Every line below should be repeated exactly.

-- START Collected material --

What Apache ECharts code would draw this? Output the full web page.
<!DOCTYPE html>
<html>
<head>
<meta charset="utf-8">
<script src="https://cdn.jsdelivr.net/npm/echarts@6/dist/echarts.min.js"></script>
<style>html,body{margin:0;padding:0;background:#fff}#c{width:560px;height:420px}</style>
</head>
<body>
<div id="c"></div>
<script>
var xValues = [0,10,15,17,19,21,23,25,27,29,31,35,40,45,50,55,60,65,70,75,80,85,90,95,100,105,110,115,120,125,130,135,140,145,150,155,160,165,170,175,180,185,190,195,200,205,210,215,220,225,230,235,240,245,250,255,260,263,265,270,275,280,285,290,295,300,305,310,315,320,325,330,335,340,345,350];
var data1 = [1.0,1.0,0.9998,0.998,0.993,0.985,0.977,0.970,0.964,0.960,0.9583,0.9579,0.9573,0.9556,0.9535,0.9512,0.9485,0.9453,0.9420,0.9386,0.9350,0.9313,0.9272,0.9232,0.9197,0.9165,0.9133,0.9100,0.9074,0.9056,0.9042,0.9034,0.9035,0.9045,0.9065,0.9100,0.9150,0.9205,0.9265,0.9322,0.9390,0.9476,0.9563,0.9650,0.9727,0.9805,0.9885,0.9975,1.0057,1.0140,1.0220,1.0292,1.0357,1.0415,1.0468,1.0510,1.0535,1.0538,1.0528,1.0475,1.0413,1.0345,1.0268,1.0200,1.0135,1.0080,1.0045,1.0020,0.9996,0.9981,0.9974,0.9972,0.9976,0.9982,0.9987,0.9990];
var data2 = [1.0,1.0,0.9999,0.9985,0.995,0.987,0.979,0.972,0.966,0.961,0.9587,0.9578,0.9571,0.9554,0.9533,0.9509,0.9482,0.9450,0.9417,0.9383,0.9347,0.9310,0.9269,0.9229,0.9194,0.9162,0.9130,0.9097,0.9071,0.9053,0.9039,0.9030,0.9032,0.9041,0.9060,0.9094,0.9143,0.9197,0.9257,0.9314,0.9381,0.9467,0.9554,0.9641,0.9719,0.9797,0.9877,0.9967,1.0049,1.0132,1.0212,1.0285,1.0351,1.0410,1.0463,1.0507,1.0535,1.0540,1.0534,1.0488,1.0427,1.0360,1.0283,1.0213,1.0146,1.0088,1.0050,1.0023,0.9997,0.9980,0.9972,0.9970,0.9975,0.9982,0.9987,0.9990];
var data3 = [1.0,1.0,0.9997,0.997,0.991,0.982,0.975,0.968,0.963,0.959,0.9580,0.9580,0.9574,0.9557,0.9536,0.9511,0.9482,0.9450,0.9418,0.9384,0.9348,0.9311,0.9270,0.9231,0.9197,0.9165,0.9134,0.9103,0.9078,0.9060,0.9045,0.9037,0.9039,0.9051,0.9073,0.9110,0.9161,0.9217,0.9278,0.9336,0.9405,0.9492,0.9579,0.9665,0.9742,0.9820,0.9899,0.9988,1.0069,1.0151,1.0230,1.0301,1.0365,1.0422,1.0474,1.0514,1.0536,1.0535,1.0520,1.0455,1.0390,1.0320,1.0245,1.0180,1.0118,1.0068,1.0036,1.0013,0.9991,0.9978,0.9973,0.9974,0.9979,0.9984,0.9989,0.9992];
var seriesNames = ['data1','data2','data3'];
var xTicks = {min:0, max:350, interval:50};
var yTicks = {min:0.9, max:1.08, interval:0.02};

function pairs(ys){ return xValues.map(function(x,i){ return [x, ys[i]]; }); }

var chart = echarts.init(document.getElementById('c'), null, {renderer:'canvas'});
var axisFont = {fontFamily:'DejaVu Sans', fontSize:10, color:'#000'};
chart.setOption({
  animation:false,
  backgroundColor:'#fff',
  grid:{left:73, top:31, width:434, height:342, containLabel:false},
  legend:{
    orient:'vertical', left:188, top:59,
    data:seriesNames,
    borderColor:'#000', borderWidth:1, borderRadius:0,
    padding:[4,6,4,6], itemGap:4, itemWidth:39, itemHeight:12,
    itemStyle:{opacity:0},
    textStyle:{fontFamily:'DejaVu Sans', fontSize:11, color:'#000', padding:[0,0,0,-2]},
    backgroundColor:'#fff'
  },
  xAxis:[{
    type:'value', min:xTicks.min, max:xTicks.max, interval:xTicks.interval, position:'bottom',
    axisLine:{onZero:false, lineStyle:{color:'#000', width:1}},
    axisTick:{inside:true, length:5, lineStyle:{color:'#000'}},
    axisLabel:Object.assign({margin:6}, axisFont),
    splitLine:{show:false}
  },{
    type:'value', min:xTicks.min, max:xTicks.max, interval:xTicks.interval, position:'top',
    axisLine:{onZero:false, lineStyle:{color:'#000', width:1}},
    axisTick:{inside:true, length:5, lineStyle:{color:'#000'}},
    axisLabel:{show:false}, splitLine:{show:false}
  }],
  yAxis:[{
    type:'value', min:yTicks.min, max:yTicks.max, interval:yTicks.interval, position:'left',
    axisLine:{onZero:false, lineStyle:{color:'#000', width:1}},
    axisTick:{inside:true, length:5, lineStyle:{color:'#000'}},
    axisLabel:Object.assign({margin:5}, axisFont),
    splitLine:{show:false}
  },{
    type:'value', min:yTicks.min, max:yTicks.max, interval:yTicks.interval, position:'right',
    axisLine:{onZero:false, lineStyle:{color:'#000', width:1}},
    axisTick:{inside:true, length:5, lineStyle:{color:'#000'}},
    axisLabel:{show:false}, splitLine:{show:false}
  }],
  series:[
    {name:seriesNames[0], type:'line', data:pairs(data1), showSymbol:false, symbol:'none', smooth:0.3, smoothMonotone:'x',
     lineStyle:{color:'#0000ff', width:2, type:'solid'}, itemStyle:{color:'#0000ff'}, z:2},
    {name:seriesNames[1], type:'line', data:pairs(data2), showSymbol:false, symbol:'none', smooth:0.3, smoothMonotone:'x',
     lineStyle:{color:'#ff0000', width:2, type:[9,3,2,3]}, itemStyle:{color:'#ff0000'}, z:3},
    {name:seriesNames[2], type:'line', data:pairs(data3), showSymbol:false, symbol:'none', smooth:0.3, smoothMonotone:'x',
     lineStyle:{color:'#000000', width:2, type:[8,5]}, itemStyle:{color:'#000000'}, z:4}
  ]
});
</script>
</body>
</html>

-- END Collected material --

## Task solution:
What Apache ECharts code would draw this? Output the full web page.
<!DOCTYPE html>
<html>
<head>
<meta charset="utf-8">
<script src="https://cdn.jsdelivr.net/npm/echarts@6/dist/echarts.min.js"></script>
<style>html,body{margin:0;padding:0;background:#fff}#c{width:560px;height:420px}</style>
</head>
<body>
<div id="c"></div>
<script>
var xValues = [0,10,15,17,19,21,23,25,27,29,31,35,40,45,50,55,60,65,70,75,80,85,90,95,100,105,110,115,120,125,130,135,140,145,150,155,160,165,170,175,180,185,190,195,200,205,210,215,220,225,230,235,240,245,250,255,260,263,265,270,275,280,285,290,295,300,305,310,315,320,325,330,335,340,345,350];
var data1 = [1.0,1.0,0.9998,0.998,0.993,0.985,0.977,0.970,0.964,0.960,0.9583,0.9579,0.9573,0.9556,0.9535,0.9512,0.9485,0.9453,0.9420,0.9386,0.9350,0.9313,0.9272,0.9232,0.9197,0.9165,0.9133,0.9100,0.9074,0.9056,0.9042,0.9034,0.9035,0.9045,0.9065,0.9100,0.9150,0.9205,0.9265,0.9322,0.9390,0.9476,0.9563,0.9650,0.9727,0.9805,0.9885,0.9975,1.0057,1.0140,1.0220,1.0292,1.0357,1.0415,1.0468,1.0510,1.0535,1.0538,1.0528,1.0475,1.0413,1.0345,1.0268,1.0200,1.0135,1.0080,1.0045,1.0020,0.9996,0.9981,0.9974,0.9972,0.9976,0.9982,0.9987,0.9990];
var data2 = [1.0,1.0,0.9999,0.9985,0.995,0.987,0.979,0.972,0.966,0.961,0.9587,0.9578,0.9571,0.9554,0.9533,0.9509,0.9482,0.9450,0.9417,0.9383,0.9347,0.9310,0.9269,0.9229,0.9194,0.9162,0.9130,0.9097,0.9071,0.9053,0.9039,0.9030,0.9032,0.9041,0.9060,0.9094,0.9143,0.9197,0.9257,0.9314,0.9381,0.9467,0.9554,0.9641,0.9719,0.9797,0.9877,0.9967,1.0049,1.0132,1.0212,1.0285,1.0351,1.0410,1.0463,1.0507,1.0535,1.0540,1.0534,1.0488,1.0427,1.0360,1.0283,1.0213,1.0146,1.0088,1.0050,1.0023,0.9997,0.9980,0.9972,0.9970,0.9975,0.9982,0.9987,0.9990];
var data3 = [1.0,1.0,0.9997,0.997,0.991,0.982,0.975,0.968,0.963,0.959,0.9580,0.9580,0.9574,0.9557,0.9536,0.9511,0.9482,0.9450,0.9418,0.9384,0.9348,0.9311,0.9270,0.9231,0.9197,0.9165,0.9134,0.9103,0.9078,0.9060,0.9045,0.9037,0.9039,0.9051,0.9073,0.9110,0.9161,0.9217,0.9278,0.9336,0.9405,0.9492,0.9579,0.9665,0.9742,0.9820,0.9899,0.9988,1.0069,1.0151,1.0230,1.0301,1.0365,1.0422,1.0474,1.0514,1.0536,1.0535,1.0520,1.0455,1.0390,1.0320,1.0245,1.0180,1.0118,1.0068,1.0036,1.0013,0.9991,0.9978,0.9973,0.9974,0.9979,0.9984,0.9989,0.9992];
var seriesNames = ['data1','data2','data3'];
var xTicks = {min:0, max:350, interval:50};
var yTicks = {min:0.9, max:1.08, interval:0.02};

function pairs(ys){ return xValues.map(function(x,i){ return [x, ys[i]]; }); }

var chart = echarts.init(document.getElementById('c'), null, {renderer:'canvas'});
var axisFont = {fontFamily:'DejaVu Sans', fontSize:10, color:'#000'};
chart.setOption({
  animation:false,
  backgroundColor:'#fff',
  grid:{left:73, top:31, width:434, height:342, containLabel:false},
  legend:{
    orient:'vertical', left:188, top:59,
    data:seriesNames,
    borderColor:'#000', borderWidth:1, borderRadius:0,
    padding:[4,6,4,6], itemGap:4, itemWidth:39, itemHeight:12,
    itemStyle:{opacity:0},
    textStyle:{fontFamily:'DejaVu Sans', fontSize:11, color:'#000', padding:[0,0,0,-2]},
    backgroundColor:'#fff'
  },
  xAxis:[{
    type:'value', min:xTicks.min, max:xTicks.max, interval:xTicks.interval, position:'bottom',
    axisLine:{onZero:false, lineStyle:{color:'#000', width:1}},
    axisTick:{inside:true, length:5, lineStyle:{color:'#000'}},
    axisLabel:Object.assign({margin:6}, axisFont),
    splitLine:{show:false}
  },{
    type:'value', min:xTicks.min, max:xTicks.max, interval:xTicks.interval, position:'top',
    axisLine:{onZero:false, lineStyle:{color:'#000', width:1}},
    axisTick:{inside:true, length:5, lineStyle:{color:'#000'}},
    axisLabel:{show:false}, splitLine:{show:false}
  }],
  yAxis:[{
    type:'value', min:yTicks.min, max:yTicks.max, interval:yTicks.interval, position:'left',
    axisLine:{onZero:false, lineStyle:{color:'#000', width:1}},
    axisTick:{inside:true, length:5, lineStyle:{color:'#000'}},
    axisLabel:Object.assign({margin:5}, axisFont),
    splitLine:{show:false}
  },{
    type:'value', min:yTicks.min, max:yTicks.max, interval:yTicks.interval, position:'right',
    axisLine:{onZero:false, lineStyle:{color:'#000', width:1}},
    axisTick:{inside:true, length:5, lineStyle:{color:'#000'}},
    axisLabel:{show:false}, splitLine:{show:false}
  }],
  series:[
    {name:seriesNames[0], type:'line', data:pairs(data1), showSymbol:false, symbol:'none', smooth:0.3, smoothMonotone:'x',
     lineStyle:{color:'#0000ff', width:2, type:'solid'}, itemStyle:{color:'#0000ff'}, z:2},
    {name:seriesNames[1], type:'line', data:pairs(data2), showSymbol:false, symbol:'none', smooth:0.3, smoothMonotone:'x',
     lineStyle:{color:'#ff0000', width:2, type:[9,3,2,3]}, itemStyle:{color:'#ff0000'}, z:3},
    {name:seriesNames[2], type:'line', data:pairs(data3), showSymbol:false, symbol:'none', smooth:0.3, smoothMonotone:'x',
     lineStyle:{color:'#000000', width:2, type:[8,5]}, itemStyle:{color:'#000000'}, z:4}
  ]
});
</script>
</body>
</html>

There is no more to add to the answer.